┌──

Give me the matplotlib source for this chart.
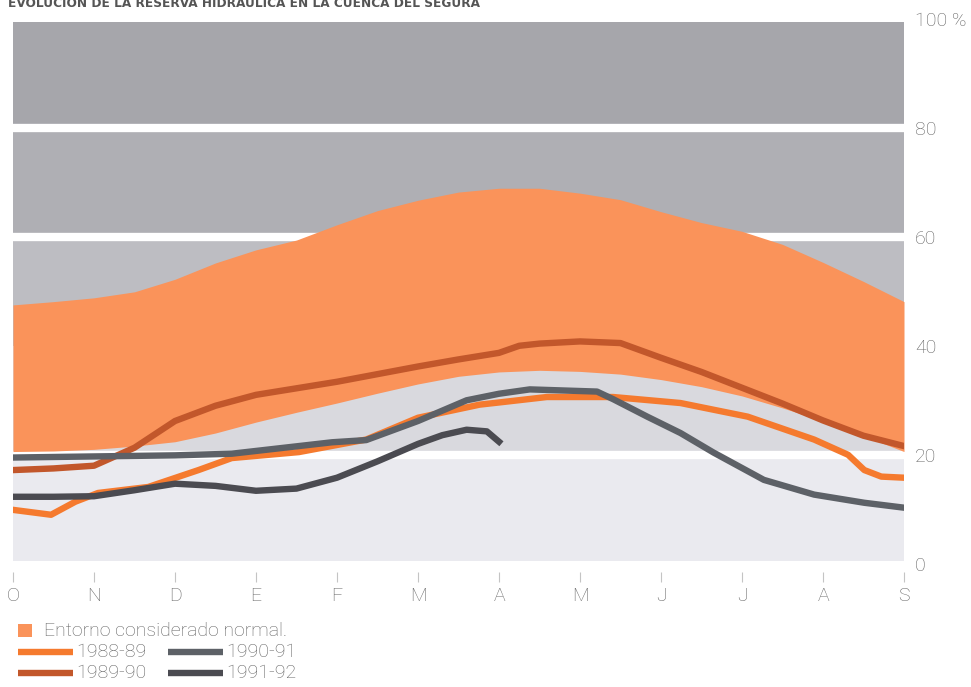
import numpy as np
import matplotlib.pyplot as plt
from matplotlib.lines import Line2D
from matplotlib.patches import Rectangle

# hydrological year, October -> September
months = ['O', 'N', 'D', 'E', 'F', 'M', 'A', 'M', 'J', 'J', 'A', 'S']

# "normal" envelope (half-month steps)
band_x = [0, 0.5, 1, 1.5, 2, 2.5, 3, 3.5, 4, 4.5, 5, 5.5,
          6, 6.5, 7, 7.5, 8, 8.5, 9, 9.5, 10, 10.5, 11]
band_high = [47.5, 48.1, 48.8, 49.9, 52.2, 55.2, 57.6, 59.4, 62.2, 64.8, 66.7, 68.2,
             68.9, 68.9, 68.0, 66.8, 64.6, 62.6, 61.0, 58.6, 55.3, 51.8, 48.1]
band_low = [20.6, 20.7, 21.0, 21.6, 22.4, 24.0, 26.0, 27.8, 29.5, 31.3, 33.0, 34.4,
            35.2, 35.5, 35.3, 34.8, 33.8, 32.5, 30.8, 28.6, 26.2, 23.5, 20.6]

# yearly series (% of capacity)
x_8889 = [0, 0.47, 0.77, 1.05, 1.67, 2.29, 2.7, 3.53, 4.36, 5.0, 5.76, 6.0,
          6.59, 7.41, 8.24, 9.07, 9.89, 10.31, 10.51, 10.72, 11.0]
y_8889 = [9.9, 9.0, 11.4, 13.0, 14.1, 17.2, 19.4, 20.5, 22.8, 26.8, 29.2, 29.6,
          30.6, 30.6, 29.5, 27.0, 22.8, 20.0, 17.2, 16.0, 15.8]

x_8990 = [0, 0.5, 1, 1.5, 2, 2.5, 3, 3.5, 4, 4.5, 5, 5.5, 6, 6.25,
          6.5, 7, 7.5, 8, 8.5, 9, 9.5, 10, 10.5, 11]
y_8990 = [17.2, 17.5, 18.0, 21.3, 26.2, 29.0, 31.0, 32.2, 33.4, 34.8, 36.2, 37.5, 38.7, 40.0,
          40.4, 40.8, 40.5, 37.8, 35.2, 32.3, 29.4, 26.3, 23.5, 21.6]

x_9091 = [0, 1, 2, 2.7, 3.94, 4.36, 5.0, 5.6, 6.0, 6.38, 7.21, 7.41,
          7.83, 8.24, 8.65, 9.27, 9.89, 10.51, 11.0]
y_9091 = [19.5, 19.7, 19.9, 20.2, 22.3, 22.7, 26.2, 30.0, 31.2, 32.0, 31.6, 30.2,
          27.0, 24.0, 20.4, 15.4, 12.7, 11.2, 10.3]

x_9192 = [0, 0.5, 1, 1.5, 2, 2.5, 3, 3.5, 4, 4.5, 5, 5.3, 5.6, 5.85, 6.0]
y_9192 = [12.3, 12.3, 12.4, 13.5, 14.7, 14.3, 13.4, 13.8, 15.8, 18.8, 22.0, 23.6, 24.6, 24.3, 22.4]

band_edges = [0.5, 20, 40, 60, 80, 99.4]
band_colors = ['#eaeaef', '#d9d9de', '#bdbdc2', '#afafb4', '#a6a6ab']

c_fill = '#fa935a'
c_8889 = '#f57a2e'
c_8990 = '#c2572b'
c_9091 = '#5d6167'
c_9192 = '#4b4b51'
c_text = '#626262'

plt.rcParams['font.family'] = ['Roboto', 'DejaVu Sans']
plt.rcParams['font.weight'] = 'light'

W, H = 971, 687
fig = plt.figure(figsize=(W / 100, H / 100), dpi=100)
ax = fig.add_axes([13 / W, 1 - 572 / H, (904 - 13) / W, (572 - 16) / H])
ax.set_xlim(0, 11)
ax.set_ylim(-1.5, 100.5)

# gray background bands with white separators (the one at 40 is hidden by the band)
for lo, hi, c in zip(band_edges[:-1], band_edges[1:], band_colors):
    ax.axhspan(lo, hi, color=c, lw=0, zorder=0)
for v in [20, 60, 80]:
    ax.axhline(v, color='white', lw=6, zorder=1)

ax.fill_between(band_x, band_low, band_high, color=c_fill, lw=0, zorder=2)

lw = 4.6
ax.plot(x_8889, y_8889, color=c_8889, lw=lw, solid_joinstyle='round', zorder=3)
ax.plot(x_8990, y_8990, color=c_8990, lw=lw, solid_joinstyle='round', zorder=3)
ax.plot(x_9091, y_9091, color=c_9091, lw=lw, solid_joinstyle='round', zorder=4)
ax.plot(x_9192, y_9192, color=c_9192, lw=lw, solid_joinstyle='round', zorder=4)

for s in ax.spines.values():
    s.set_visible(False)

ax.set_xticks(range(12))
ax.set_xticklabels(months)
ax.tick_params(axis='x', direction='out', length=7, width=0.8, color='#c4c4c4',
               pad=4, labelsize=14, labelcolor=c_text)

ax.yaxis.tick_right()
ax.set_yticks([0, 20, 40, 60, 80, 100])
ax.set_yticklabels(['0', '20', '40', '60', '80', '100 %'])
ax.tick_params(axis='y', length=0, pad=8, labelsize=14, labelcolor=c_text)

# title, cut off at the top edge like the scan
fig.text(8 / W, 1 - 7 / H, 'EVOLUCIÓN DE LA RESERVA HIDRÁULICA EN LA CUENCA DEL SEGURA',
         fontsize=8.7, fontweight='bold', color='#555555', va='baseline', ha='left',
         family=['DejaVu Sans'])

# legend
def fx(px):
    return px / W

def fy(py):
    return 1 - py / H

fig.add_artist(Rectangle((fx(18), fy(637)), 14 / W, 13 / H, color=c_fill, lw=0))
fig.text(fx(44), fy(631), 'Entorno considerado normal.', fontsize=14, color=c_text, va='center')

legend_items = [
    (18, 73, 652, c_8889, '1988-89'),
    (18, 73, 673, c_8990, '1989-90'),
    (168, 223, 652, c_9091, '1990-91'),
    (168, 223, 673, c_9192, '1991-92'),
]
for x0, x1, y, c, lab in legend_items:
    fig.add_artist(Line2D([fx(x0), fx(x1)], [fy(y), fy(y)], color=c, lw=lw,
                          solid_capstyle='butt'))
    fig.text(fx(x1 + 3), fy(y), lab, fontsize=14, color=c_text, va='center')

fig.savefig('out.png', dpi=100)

└──

• **EXERCISE INSTRUCTIONS**
Leave out the pictures and retype every line above exactly.

• **FINAL ANSWER**
Give me the matplotlib source for this chart.
import numpy as np
import matplotlib.pyplot as plt
from matplotlib.lines import Line2D
from matplotlib.patches import Rectangle

# hydrological year, October -> September
months = ['O', 'N', 'D', 'E', 'F', 'M', 'A', 'M', 'J', 'J', 'A', 'S']

# "normal" envelope (half-month steps)
band_x = [0, 0.5, 1, 1.5, 2, 2.5, 3, 3.5, 4, 4.5, 5, 5.5,
          6, 6.5, 7, 7.5, 8, 8.5, 9, 9.5, 10, 10.5, 11]
band_high = [47.5, 48.1, 48.8, 49.9, 52.2, 55.2, 57.6, 59.4, 62.2, 64.8, 66.7, 68.2,
             68.9, 68.9, 68.0, 66.8, 64.6, 62.6, 61.0, 58.6, 55.3, 51.8, 48.1]
band_low = [20.6, 20.7, 21.0, 21.6, 22.4, 24.0, 26.0, 27.8, 29.5, 31.3, 33.0, 34.4,
            35.2, 35.5, 35.3, 34.8, 33.8, 32.5, 30.8, 28.6, 26.2, 23.5, 20.6]

# yearly series (% of capacity)
x_8889 = [0, 0.47, 0.77, 1.05, 1.67, 2.29, 2.7, 3.53, 4.36, 5.0, 5.76, 6.0,
          6.59, 7.41, 8.24, 9.07, 9.89, 10.31, 10.51, 10.72, 11.0]
y_8889 = [9.9, 9.0, 11.4, 13.0, 14.1, 17.2, 19.4, 20.5, 22.8, 26.8, 29.2, 29.6,
          30.6, 30.6, 29.5, 27.0, 22.8, 20.0, 17.2, 16.0, 15.8]

x_8990 = [0, 0.5, 1, 1.5, 2, 2.5, 3, 3.5, 4, 4.5, 5, 5.5, 6, 6.25,
          6.5, 7, 7.5, 8, 8.5, 9, 9.5, 10, 10.5, 11]
y_8990 = [17.2, 17.5, 18.0, 21.3, 26.2, 29.0, 31.0, 32.2, 33.4, 34.8, 36.2, 37.5, 38.7, 40.0,
          40.4, 40.8, 40.5, 37.8, 35.2, 32.3, 29.4, 26.3, 23.5, 21.6]

x_9091 = [0, 1, 2, 2.7, 3.94, 4.36, 5.0, 5.6, 6.0, 6.38, 7.21, 7.41,
          7.83, 8.24, 8.65, 9.27, 9.89, 10.51, 11.0]
y_9091 = [19.5, 19.7, 19.9, 20.2, 22.3, 22.7, 26.2, 30.0, 31.2, 32.0, 31.6, 30.2,
          27.0, 24.0, 20.4, 15.4, 12.7, 11.2, 10.3]

x_9192 = [0, 0.5, 1, 1.5, 2, 2.5, 3, 3.5, 4, 4.5, 5, 5.3, 5.6, 5.85, 6.0]
y_9192 = [12.3, 12.3, 12.4, 13.5, 14.7, 14.3, 13.4, 13.8, 15.8, 18.8, 22.0, 23.6, 24.6, 24.3, 22.4]

band_edges = [0.5, 20, 40, 60, 80, 99.4]
band_colors = ['#eaeaef', '#d9d9de', '#bdbdc2', '#afafb4', '#a6a6ab']

c_fill = '#fa935a'
c_8889 = '#f57a2e'
c_8990 = '#c2572b'
c_9091 = '#5d6167'
c_9192 = '#4b4b51'
c_text = '#626262'

plt.rcParams['font.family'] = ['Roboto', 'DejaVu Sans']
plt.rcParams['font.weight'] = 'light'

W, H = 971, 687
fig = plt.figure(figsize=(W / 100, H / 100), dpi=100)
ax = fig.add_axes([13 / W, 1 - 572 / H, (904 - 13) / W, (572 - 16) / H])
ax.set_xlim(0, 11)
ax.set_ylim(-1.5, 100.5)

# gray background bands with white separators (the one at 40 is hidden by the band)
for lo, hi, c in zip(band_edges[:-1], band_edges[1:], band_colors):
    ax.axhspan(lo, hi, color=c, lw=0, zorder=0)
for v in [20, 60, 80]:
    ax.axhline(v, color='white', lw=6, zorder=1)

ax.fill_between(band_x, band_low, band_high, color=c_fill, lw=0, zorder=2)

lw = 4.6
ax.plot(x_8889, y_8889, color=c_8889, lw=lw, solid_joinstyle='round', zorder=3)
ax.plot(x_8990, y_8990, color=c_8990, lw=lw, solid_joinstyle='round', zorder=3)
ax.plot(x_9091, y_9091, color=c_9091, lw=lw, solid_joinstyle='round', zorder=4)
ax.plot(x_9192, y_9192, color=c_9192, lw=lw, solid_joinstyle='round', zorder=4)

for s in ax.spines.values():
    s.set_visible(False)

ax.set_xticks(range(12))
ax.set_xticklabels(months)
ax.tick_params(axis='x', direction='out', length=7, width=0.8, color='#c4c4c4',
               pad=4, labelsize=14, labelcolor=c_text)

ax.yaxis.tick_right()
ax.set_yticks([0, 20, 40, 60, 80, 100])
ax.set_yticklabels(['0', '20', '40', '60', '80', '100 %'])
ax.tick_params(axis='y', length=0, pad=8, labelsize=14, labelcolor=c_text)

# title, cut off at the top edge like the scan
fig.text(8 / W, 1 - 7 / H, 'EVOLUCIÓN DE LA RESERVA HIDRÁULICA EN LA CUENCA DEL SEGURA',
         fontsize=8.7, fontweight='bold', color='#555555', va='baseline', ha='left',
         family=['DejaVu Sans'])

# legend
def fx(px):
    return px / W

def fy(py):
    return 1 - py / H

fig.add_artist(Rectangle((fx(18), fy(637)), 14 / W, 13 / H, color=c_fill, lw=0))
fig.text(fx(44), fy(631), 'Entorno considerado normal.', fontsize=14, color=c_text, va='center')

legend_items = [
    (18, 73, 652, c_8889, '1988-89'),
    (18, 73, 673, c_8990, '1989-90'),
    (168, 223, 652, c_9091, '1990-91'),
    (168, 223, 673, c_9192, '1991-92'),
]
for x0, x1, y, c, lab in legend_items:
    fig.add_artist(Line2D([fx(x0), fx(x1)], [fy(y), fy(y)], color=c, lw=lw,
                          solid_capstyle='butt'))
    fig.text(fx(x1 + 3), fy(y), lab, fontsize=14, color=c_text, va='center')

fig.savefig('out.png', dpi=100)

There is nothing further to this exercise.